▸ What to produce
Leave out the pictures and repeat exactly the lines between the one containing "Clone this chart in Chart.js." and the one containing "const geneId = 'Lus10016525';", inclusive.

(Records with drawing code)
%%

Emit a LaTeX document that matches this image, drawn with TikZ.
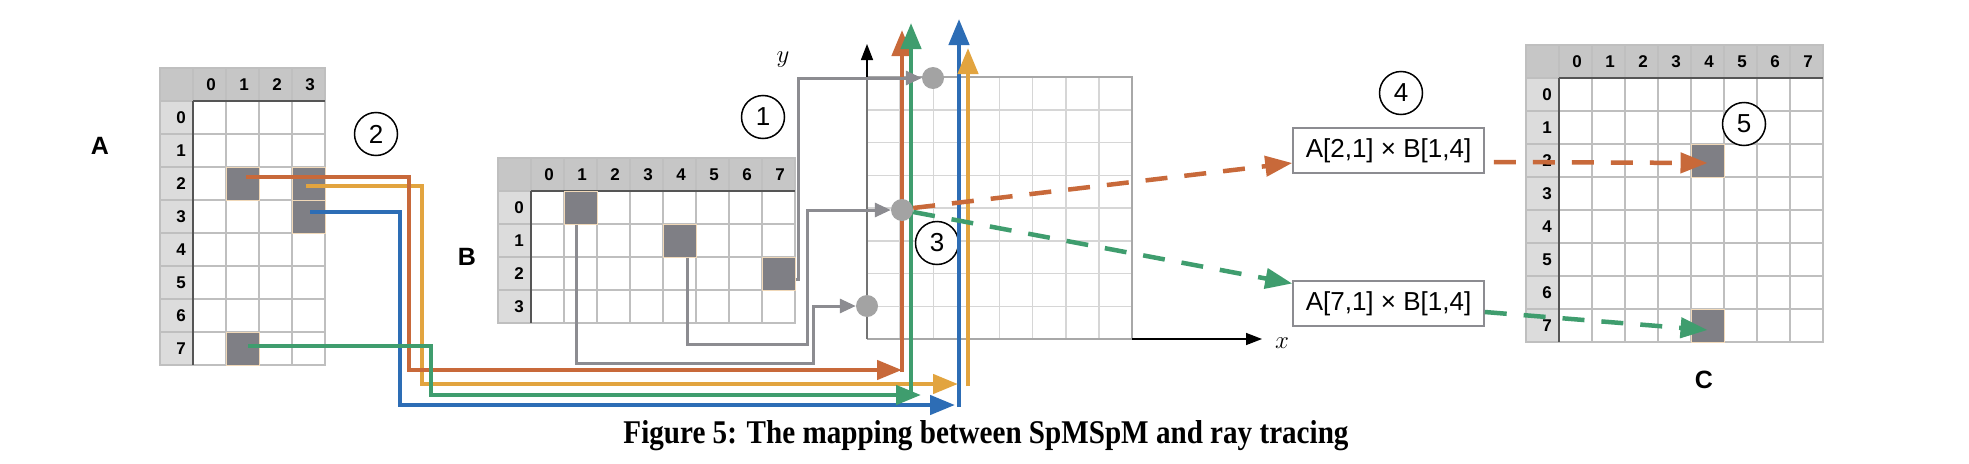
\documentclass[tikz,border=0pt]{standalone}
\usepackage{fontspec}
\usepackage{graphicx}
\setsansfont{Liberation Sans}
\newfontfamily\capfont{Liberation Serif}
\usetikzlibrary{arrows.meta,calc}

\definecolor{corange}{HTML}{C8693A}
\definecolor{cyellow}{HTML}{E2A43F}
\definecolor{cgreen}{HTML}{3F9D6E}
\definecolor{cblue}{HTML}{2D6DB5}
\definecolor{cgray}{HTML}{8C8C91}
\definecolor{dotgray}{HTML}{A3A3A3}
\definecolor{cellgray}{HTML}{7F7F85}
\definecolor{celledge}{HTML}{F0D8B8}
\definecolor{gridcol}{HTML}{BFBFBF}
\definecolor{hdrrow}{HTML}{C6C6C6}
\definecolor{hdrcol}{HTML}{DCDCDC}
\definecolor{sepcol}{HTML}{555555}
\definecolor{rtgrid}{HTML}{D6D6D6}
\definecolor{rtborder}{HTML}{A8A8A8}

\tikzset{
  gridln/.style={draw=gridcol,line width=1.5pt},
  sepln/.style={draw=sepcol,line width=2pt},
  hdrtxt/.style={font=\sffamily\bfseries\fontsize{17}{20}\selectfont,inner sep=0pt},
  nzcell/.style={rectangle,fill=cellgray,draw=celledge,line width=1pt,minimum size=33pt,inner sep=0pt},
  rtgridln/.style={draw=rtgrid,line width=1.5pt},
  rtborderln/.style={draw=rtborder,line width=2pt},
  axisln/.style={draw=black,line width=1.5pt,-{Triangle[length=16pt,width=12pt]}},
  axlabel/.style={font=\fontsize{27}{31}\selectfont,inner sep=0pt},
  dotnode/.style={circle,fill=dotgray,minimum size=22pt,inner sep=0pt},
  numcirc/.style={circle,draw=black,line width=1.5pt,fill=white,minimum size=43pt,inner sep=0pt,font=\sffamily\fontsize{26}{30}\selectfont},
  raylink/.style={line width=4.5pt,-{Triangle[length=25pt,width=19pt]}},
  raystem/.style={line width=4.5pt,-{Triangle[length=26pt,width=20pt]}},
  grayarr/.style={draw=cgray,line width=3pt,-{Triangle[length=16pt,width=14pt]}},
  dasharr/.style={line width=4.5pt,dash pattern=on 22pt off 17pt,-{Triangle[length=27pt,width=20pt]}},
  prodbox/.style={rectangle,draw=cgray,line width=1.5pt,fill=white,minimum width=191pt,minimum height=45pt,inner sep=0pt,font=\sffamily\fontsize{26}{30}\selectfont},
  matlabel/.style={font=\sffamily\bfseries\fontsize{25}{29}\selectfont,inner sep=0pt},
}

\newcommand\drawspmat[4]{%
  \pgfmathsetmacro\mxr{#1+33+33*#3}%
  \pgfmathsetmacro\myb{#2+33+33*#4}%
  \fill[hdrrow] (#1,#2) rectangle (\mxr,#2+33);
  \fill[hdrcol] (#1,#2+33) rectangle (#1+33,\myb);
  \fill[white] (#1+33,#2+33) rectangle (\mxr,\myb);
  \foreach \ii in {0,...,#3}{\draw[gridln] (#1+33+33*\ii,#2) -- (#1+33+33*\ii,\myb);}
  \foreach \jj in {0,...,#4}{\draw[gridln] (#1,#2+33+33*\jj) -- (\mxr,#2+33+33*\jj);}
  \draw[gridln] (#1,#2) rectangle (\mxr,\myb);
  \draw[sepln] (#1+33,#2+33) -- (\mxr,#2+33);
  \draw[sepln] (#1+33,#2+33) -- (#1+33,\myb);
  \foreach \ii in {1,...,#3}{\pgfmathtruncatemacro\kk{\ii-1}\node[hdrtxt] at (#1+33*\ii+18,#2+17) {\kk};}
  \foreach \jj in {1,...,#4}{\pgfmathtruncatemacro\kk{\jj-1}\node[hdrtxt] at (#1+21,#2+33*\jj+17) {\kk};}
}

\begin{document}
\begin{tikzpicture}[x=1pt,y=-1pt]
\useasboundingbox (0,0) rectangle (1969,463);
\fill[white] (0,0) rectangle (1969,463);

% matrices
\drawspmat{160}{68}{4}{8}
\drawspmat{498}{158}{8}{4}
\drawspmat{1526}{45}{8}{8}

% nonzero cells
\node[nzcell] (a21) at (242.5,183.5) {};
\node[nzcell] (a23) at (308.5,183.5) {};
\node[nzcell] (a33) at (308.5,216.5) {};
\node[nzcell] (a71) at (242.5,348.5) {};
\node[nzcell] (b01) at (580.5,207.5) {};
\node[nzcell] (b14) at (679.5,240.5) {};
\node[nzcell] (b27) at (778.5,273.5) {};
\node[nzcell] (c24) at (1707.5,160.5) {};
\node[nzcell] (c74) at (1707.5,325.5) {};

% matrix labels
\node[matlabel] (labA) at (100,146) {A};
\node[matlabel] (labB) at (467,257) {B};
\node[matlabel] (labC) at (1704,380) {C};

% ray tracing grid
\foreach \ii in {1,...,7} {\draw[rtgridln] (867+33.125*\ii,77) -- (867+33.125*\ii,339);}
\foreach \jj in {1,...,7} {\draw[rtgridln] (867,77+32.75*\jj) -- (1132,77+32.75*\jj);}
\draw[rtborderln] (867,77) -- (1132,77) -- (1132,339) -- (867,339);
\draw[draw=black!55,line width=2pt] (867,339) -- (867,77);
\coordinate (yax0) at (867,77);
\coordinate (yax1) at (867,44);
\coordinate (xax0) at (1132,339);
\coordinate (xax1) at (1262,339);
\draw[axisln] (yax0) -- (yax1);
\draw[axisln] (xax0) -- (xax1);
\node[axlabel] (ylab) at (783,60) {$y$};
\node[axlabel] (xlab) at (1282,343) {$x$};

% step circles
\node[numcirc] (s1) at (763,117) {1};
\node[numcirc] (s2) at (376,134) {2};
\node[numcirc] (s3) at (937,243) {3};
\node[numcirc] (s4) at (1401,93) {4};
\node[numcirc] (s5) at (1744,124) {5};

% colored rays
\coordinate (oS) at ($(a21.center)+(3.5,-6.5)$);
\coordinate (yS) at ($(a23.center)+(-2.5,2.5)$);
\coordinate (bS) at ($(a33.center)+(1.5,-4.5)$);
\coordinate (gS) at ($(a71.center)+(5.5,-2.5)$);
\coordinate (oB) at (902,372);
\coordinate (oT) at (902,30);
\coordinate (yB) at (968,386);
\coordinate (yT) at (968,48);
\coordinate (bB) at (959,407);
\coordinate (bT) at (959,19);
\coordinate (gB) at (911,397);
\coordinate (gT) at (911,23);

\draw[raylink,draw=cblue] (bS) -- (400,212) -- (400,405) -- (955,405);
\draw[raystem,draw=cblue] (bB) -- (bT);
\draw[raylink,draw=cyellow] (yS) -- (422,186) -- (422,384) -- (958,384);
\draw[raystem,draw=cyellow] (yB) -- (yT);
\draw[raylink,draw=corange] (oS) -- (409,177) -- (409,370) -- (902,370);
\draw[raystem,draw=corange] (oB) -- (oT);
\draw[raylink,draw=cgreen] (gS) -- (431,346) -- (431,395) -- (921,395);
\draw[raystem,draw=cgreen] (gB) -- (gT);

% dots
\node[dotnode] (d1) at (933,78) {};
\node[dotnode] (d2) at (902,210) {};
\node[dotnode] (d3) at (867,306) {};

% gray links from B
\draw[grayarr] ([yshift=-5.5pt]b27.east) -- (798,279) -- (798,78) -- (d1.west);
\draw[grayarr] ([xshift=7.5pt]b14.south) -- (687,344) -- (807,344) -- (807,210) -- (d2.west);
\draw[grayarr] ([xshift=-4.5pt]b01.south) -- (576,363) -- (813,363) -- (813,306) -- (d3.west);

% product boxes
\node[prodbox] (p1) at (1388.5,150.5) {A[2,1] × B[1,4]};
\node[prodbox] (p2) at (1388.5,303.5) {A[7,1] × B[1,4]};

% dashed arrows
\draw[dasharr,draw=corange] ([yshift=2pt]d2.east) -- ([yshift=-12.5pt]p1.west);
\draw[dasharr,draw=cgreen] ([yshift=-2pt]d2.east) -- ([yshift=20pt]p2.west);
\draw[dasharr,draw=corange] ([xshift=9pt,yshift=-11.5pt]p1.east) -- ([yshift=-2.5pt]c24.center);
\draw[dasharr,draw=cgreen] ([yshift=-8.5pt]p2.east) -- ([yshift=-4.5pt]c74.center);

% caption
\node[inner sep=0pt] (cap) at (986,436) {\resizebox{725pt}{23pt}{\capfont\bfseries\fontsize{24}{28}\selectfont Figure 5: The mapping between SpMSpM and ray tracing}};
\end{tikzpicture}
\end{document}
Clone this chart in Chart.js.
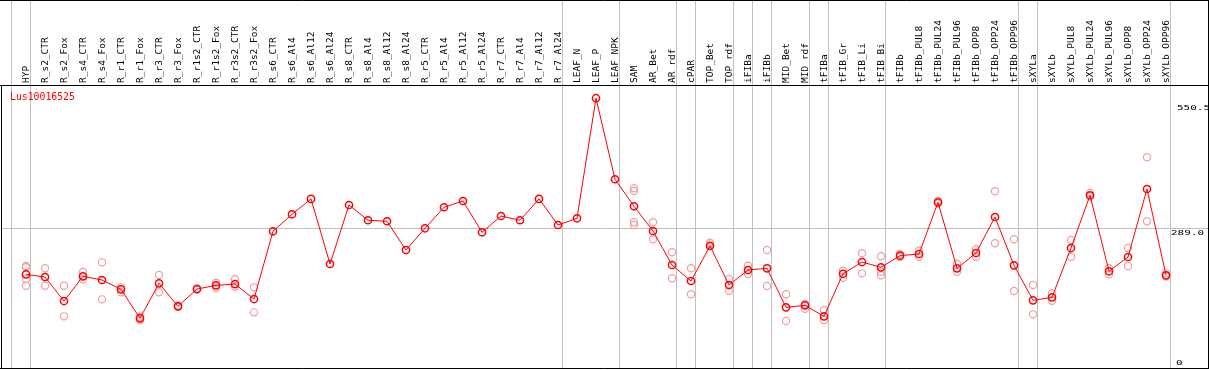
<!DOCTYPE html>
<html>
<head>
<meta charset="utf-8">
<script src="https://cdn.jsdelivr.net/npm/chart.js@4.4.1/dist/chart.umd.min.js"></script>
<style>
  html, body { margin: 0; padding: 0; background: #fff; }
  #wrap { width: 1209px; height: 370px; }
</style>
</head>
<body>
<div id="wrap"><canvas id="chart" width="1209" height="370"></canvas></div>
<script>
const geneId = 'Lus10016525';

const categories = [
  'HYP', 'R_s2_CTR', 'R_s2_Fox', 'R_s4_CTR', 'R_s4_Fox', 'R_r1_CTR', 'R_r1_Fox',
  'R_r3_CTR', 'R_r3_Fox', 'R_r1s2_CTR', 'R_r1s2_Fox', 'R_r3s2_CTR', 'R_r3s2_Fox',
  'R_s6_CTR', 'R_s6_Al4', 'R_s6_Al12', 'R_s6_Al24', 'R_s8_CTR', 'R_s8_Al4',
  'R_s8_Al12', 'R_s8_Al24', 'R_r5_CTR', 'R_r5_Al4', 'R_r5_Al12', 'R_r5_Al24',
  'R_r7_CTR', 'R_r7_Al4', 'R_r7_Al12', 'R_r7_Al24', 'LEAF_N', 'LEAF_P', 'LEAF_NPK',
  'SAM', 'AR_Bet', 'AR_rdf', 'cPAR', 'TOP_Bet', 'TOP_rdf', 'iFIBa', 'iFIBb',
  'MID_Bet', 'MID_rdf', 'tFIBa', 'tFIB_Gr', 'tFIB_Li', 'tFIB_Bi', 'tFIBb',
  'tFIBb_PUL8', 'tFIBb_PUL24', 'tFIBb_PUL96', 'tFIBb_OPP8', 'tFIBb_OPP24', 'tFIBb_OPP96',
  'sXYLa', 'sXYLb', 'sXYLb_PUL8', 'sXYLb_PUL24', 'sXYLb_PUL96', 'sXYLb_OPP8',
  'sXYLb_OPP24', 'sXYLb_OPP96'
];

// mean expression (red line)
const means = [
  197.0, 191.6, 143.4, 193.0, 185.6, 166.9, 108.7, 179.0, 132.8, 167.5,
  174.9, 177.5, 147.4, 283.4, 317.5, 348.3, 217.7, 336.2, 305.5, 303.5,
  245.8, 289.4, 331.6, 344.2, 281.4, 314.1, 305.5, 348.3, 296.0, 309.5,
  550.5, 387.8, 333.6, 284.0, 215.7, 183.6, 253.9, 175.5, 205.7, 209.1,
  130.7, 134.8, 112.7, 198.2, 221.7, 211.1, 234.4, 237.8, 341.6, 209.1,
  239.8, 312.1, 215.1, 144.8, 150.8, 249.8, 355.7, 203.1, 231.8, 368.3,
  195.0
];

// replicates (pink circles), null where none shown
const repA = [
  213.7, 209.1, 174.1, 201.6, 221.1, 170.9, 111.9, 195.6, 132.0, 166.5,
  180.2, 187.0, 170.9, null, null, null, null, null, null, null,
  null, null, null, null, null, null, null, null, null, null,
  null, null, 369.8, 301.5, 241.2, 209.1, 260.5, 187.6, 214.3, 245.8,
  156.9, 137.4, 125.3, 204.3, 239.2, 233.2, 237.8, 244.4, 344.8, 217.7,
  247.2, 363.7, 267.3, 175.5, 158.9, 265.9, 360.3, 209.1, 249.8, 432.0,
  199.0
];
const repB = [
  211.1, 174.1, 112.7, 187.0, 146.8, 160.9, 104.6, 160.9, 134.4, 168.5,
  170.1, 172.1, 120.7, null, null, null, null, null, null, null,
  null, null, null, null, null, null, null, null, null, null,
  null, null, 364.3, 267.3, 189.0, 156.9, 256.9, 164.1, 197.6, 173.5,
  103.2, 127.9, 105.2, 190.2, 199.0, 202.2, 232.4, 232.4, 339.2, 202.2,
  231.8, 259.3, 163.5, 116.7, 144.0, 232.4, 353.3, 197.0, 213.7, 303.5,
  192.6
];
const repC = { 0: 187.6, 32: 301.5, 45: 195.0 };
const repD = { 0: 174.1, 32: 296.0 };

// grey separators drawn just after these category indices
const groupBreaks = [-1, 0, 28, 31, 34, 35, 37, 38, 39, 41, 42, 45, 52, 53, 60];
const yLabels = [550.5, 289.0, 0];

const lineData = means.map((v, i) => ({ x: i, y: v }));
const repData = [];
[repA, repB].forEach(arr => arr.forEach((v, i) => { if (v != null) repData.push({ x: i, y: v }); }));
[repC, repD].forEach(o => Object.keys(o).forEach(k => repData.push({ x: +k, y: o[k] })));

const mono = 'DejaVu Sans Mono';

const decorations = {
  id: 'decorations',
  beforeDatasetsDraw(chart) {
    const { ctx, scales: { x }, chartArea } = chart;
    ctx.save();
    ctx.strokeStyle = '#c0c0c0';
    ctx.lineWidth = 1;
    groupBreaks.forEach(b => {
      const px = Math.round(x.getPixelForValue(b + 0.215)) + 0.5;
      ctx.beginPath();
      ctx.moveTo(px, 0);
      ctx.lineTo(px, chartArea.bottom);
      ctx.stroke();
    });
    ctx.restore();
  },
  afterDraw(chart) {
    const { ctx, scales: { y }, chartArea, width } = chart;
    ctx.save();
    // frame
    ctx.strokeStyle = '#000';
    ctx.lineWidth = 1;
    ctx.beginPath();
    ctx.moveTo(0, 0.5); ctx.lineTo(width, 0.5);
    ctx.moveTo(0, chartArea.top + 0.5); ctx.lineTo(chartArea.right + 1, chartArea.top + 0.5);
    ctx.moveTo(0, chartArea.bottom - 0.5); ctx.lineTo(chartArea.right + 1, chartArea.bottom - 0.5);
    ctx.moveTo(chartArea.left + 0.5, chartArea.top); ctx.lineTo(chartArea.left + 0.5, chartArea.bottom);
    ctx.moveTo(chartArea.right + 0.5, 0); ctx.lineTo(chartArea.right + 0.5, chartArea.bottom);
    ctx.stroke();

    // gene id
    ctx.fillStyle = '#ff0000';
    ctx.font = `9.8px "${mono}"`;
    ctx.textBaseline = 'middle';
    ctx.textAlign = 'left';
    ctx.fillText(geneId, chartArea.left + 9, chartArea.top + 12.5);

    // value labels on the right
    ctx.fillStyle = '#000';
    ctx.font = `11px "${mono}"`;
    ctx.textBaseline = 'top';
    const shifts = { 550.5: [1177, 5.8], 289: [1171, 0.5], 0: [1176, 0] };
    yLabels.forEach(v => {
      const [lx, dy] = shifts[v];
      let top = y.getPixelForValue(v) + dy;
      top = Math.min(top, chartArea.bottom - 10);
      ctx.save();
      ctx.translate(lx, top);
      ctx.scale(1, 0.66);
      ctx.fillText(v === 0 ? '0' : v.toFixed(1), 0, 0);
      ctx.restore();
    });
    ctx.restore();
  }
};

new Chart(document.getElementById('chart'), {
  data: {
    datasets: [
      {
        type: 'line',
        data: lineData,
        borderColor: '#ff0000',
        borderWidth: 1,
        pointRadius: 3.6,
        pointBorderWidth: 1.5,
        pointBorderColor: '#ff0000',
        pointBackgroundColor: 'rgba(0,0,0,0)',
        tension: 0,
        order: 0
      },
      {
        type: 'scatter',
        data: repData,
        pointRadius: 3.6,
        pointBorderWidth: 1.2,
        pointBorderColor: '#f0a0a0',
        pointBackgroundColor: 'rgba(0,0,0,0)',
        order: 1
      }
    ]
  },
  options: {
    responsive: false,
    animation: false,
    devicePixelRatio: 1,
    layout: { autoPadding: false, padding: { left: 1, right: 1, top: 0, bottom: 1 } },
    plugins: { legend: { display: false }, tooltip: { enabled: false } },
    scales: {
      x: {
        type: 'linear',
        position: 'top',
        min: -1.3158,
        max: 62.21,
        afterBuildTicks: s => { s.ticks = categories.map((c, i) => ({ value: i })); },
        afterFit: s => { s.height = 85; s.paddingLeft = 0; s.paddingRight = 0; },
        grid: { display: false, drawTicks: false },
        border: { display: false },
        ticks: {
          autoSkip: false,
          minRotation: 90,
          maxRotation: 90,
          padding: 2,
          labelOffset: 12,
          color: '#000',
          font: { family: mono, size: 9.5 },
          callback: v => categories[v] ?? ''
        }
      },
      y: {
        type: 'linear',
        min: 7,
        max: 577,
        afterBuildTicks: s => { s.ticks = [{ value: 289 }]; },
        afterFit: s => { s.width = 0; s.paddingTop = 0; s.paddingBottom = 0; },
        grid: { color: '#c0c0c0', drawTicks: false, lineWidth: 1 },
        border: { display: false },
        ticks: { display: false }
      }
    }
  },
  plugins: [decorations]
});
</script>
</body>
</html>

%%

▸ The answer
Clone this chart in Chart.js.
<!DOCTYPE html>
<html>
<head>
<meta charset="utf-8">
<script src="https://cdn.jsdelivr.net/npm/chart.js@4.4.1/dist/chart.umd.min.js"></script>
<style>
  html, body { margin: 0; padding: 0; background: #fff; }
  #wrap { width: 1209px; height: 370px; }
</style>
</head>
<body>
<div id="wrap"><canvas id="chart" width="1209" height="370"></canvas></div>
<script>
const geneId = 'Lus10016525';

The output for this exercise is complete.